Written exercise
Retype the data exactly, from its first line to the line containing "import plotly.graph_objects as go", including both, and skip any picture.

>> BEGIN Data shown

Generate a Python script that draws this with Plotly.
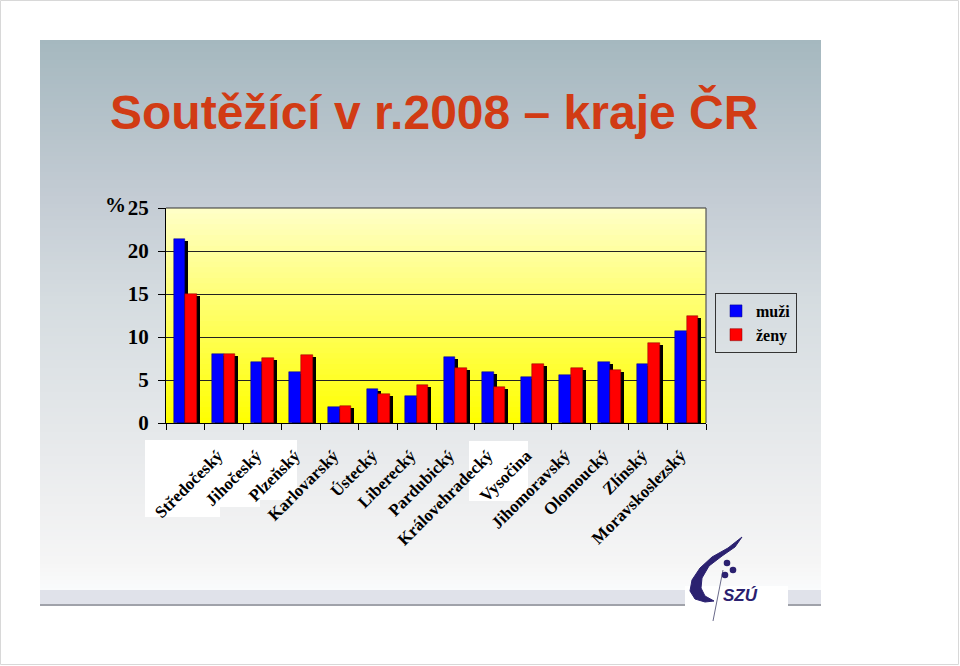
import plotly.graph_objects as go

# ---------------- data ----------------
categories = [" ", "Středočeský", "Jihočeský", "Plzeňský", "Karlovarský", "Ústecký",
              "Liberecký", "Pardubický", "Královehradecký", "Vysočina", "Jihomoravský",
              "Olomoucký", "Zlínský", "Moravskoslezský"]
muzi = [21.4, 8.0, 7.05, 5.95, 1.85, 4.0, 3.1, 7.65, 5.95, 5.3, 5.6, 7.05, 6.9, 10.7]
zeny = [15.0, 8.0, 7.55, 7.9, 2.0, 3.4, 4.45, 6.4, 4.15, 6.9, 6.4, 6.2, 9.25, 12.5]
y_ticks = [0, 5, 10, 15, 20, 25]
title_text = "Soutěžící v r.2008 – kraje ČR"

# ---------------- geometry helpers ----------------
W, H = 960, 666
L, R, T, B = 166, 254, 208, 243
PW, PH = W - L - R, H - T - B


def xp(px):
    return (px - L) / PW


def yp(py):
    return (H - B - py) / PH


def lerp_color(stops, t):
    for (t0, c0), (t1, c1) in zip(stops[:-1], stops[1:]):
        if t0 <= t <= t1:
            f = 0 if t1 == t0 else (t - t0) / (t1 - t0)
            c = [round(a + (b - a) * f) for a, b in zip(c0, c1)]
            return "rgb(%d,%d,%d)" % tuple(c)
    c = stops[-1][1]
    return "rgb(%d,%d,%d)" % tuple(c)


shapes = []

# slide background gradient
slide_stops = [(40, (165, 184, 191)), (200, (196, 204, 212)), (300, (213, 220, 224)),
               (450, (232, 234, 236)), (560, (245, 245, 245)), (590, (250, 251, 252))]
step = 4
py = 40
while py < 590:
    shapes.append(dict(type="rect", xref="paper", yref="paper", layer="below",
                       x0=xp(40), x1=xp(821), y0=yp(py + step + 0.5), y1=yp(py),
                       fillcolor=lerp_color(slide_stops, py + step / 2), line=dict(width=0)))
    py += step
# bottom band + line
shapes.append(dict(type="rect", xref="paper", yref="paper", layer="below",
                   x0=xp(40), x1=xp(821), y0=yp(604), y1=yp(590),
                   fillcolor="#e0e2ea", line=dict(width=0)))
shapes.append(dict(type="rect", xref="paper", yref="paper", layer="below",
                   x0=xp(40), x1=xp(821), y0=yp(606), y1=yp(604),
                   fillcolor="#a0a2aa", line=dict(width=0)))
# outer page border
shapes.append(dict(type="rect", xref="paper", yref="paper", layer="below",
                   x0=xp(0.5), x1=xp(958.5), y0=yp(664.5), y1=yp(0.5),
                   fillcolor="rgba(0,0,0,0)", line=dict(color="#d8d8d8", width=1)))

# plot-area yellow gradient
n = 40
for i in range(n):
    t0 = i / n
    t1 = (i + 1) / n
    g = (i + 0.5) / n
    blue = round(0 + 200 * g)
    shapes.append(dict(type="rect", xref="x domain", yref="y domain", layer="below",
                       x0=0, x1=1, y0=t0, y1=min(1, t1 + 0.003),
                       fillcolor="rgb(255,255,%d)" % blue, line=dict(width=0)))

# white label patches
for (a, b_, c, d) in [(145, 220, 440, 517), (220, 260, 440, 507), (260, 297, 440, 500), (469, 528, 441, 501)]:
    shapes.append(dict(type="rect", xref="paper", yref="paper", layer="below",
                       x0=xp(a), x1=xp(b_), y0=yp(d), y1=yp(c),
                       fillcolor="white", line=dict(width=0)))

# top and right plot border
shapes.append(dict(type="line", xref="x domain", yref="y domain", x0=0, x1=1, y0=1, y1=1,
                   line=dict(color="#333333", width=1.2)))
shapes.append(dict(type="line", xref="x domain", yref="y domain", x0=1, x1=1, y0=0, y1=1,
                   line=dict(color="#555555", width=1.2)))

# ---------------- logo (SZÚ) ----------------
shapes.append(dict(type="rect", xref="paper", yref="paper", layer="below",
                   x0=xp(685), x1=xp(788), y0=yp(608), y1=yp(586),
                   fillcolor="white", line=dict(width=0)))


def path_from(points):
    s = "M %f,%f " % (xp(points[0][0]), yp(points[0][1]))
    for (a, b_) in points[1:]:
        s += "L %f,%f " % (xp(a), yp(b_))
    return s + "Z"


swoosh = [(742, 537), (728, 548), (712, 557), (700, 568), (692, 580), (690, 591), (695, 599),
          (705, 602), (714, 601), (705, 596), (701, 588), (702, 578), (709, 566), (722, 556),
          (735, 547)]
navy = "#2b2170"
shapes.append(dict(type="path", xref="paper", yref="paper", path=path_from(swoosh),
                   fillcolor=navy, line=dict(color=navy, width=1)))
shapes.append(dict(type="line", xref="paper", yref="paper",
                   x0=xp(723), y0=yp(570), x1=xp(713), y1=yp(621),
                   line=dict(color="#6a6a8a", width=1)))
for (cx, cy) in [(727, 563), (733, 570), (725, 575)]:
    r = 3.3
    shapes.append(dict(type="circle", xref="paper", yref="paper",
                       x0=xp(cx - r), x1=xp(cx + r), y0=yp(cy + r), y1=yp(cy - r),
                       fillcolor=navy, line=dict(width=0)))

# ---------------- traces ----------------
bw = 0.3
sdx = 3 / (PW / len(categories))
sdy = 2 / (PH / 25)
fig = go.Figure()
for vals, off in [(muzi, -bw), (zeny, 0.0)]:
    fig.add_trace(go.Bar(x=categories, y=[v - sdy for v in vals], width=bw, offset=off + sdx,
                         marker=dict(color="black", line=dict(width=0)), showlegend=False,
                         hoverinfo="skip"))
fig.add_trace(go.Bar(x=categories, y=muzi, width=bw, offset=-bw, name="muži",
                     marker=dict(color="#0000ff", line=dict(color="#000080", width=0.5))))
fig.add_trace(go.Bar(x=categories, y=zeny, width=bw, offset=0.0, name="ženy",
                     marker=dict(color="#ff0000", line=dict(color="#800000", width=0.5))))

serif = "Liberation Serif"
annotations = [
    dict(text=title_text, xref="paper", yref="paper", x=xp(108), y=yp(112),
         xanchor="left", yanchor="middle", showarrow=False,
         font=dict(family="Liberation Sans", size=48, color="#d13b14", weight="bold")),
    dict(text="%", xref="paper", yref="paper", x=xp(103), y=yp(205),
         xanchor="left", yanchor="middle", showarrow=False,
         font=dict(family=serif, size=21, color="black", weight="bold")),
    dict(text="SZÚ", xref="paper", yref="paper", x=xp(740), y=yp(595),
         xanchor="center", yanchor="middle", showarrow=False,
         font=dict(family="Liberation Sans", size=17, color=navy, weight="bold", style="italic")),
]

fig.update_layout(
    template="none",
    width=W, height=H, autosize=False,
    margin=dict(l=L, r=R, t=T, b=B, pad=0),
    paper_bgcolor="white", plot_bgcolor="rgba(0,0,0,0)",
    barmode="overlay", bargap=0,
    shapes=shapes, annotations=annotations,
    legend=dict(x=xp(715), y=yp(293), xanchor="left", yanchor="top",
                bgcolor="rgba(0,0,0,0)", bordercolor="#333333", borderwidth=1,
                font=dict(family=serif, size=16, color="black", weight="bold"),
                itemwidth=30, tracegroupgap=0),
    showlegend=True,
)
fig.update_xaxes(type="category", tickson="boundaries", ticks="outside", ticklen=6,
                 tickcolor="black", showline=True, linecolor="black", linewidth=1.2,
                 showgrid=False, tickangle=-45, automargin=False,
                 ticklabelstandoff=15, ticklabelshift=-6,
                 tickfont=dict(family=serif, size=17, color="black", weight="bold"))
fig.update_yaxes(range=[0, 25], tickvals=y_ticks, ticks="outside", ticklen=7,
                 tickcolor="black", showline=True, linecolor="black", linewidth=1.2,
                 showgrid=True, gridcolor="#222222", gridwidth=1.2, zeroline=False,
                 automargin=False, ticklabelstandoff=5,
                 tickfont=dict(family=serif, size=21, color="black", weight="bold"))

fig.write_html("out.html")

>> END Data shown

Written response
Generate a Python script that draws this with Plotly.
import plotly.graph_objects as go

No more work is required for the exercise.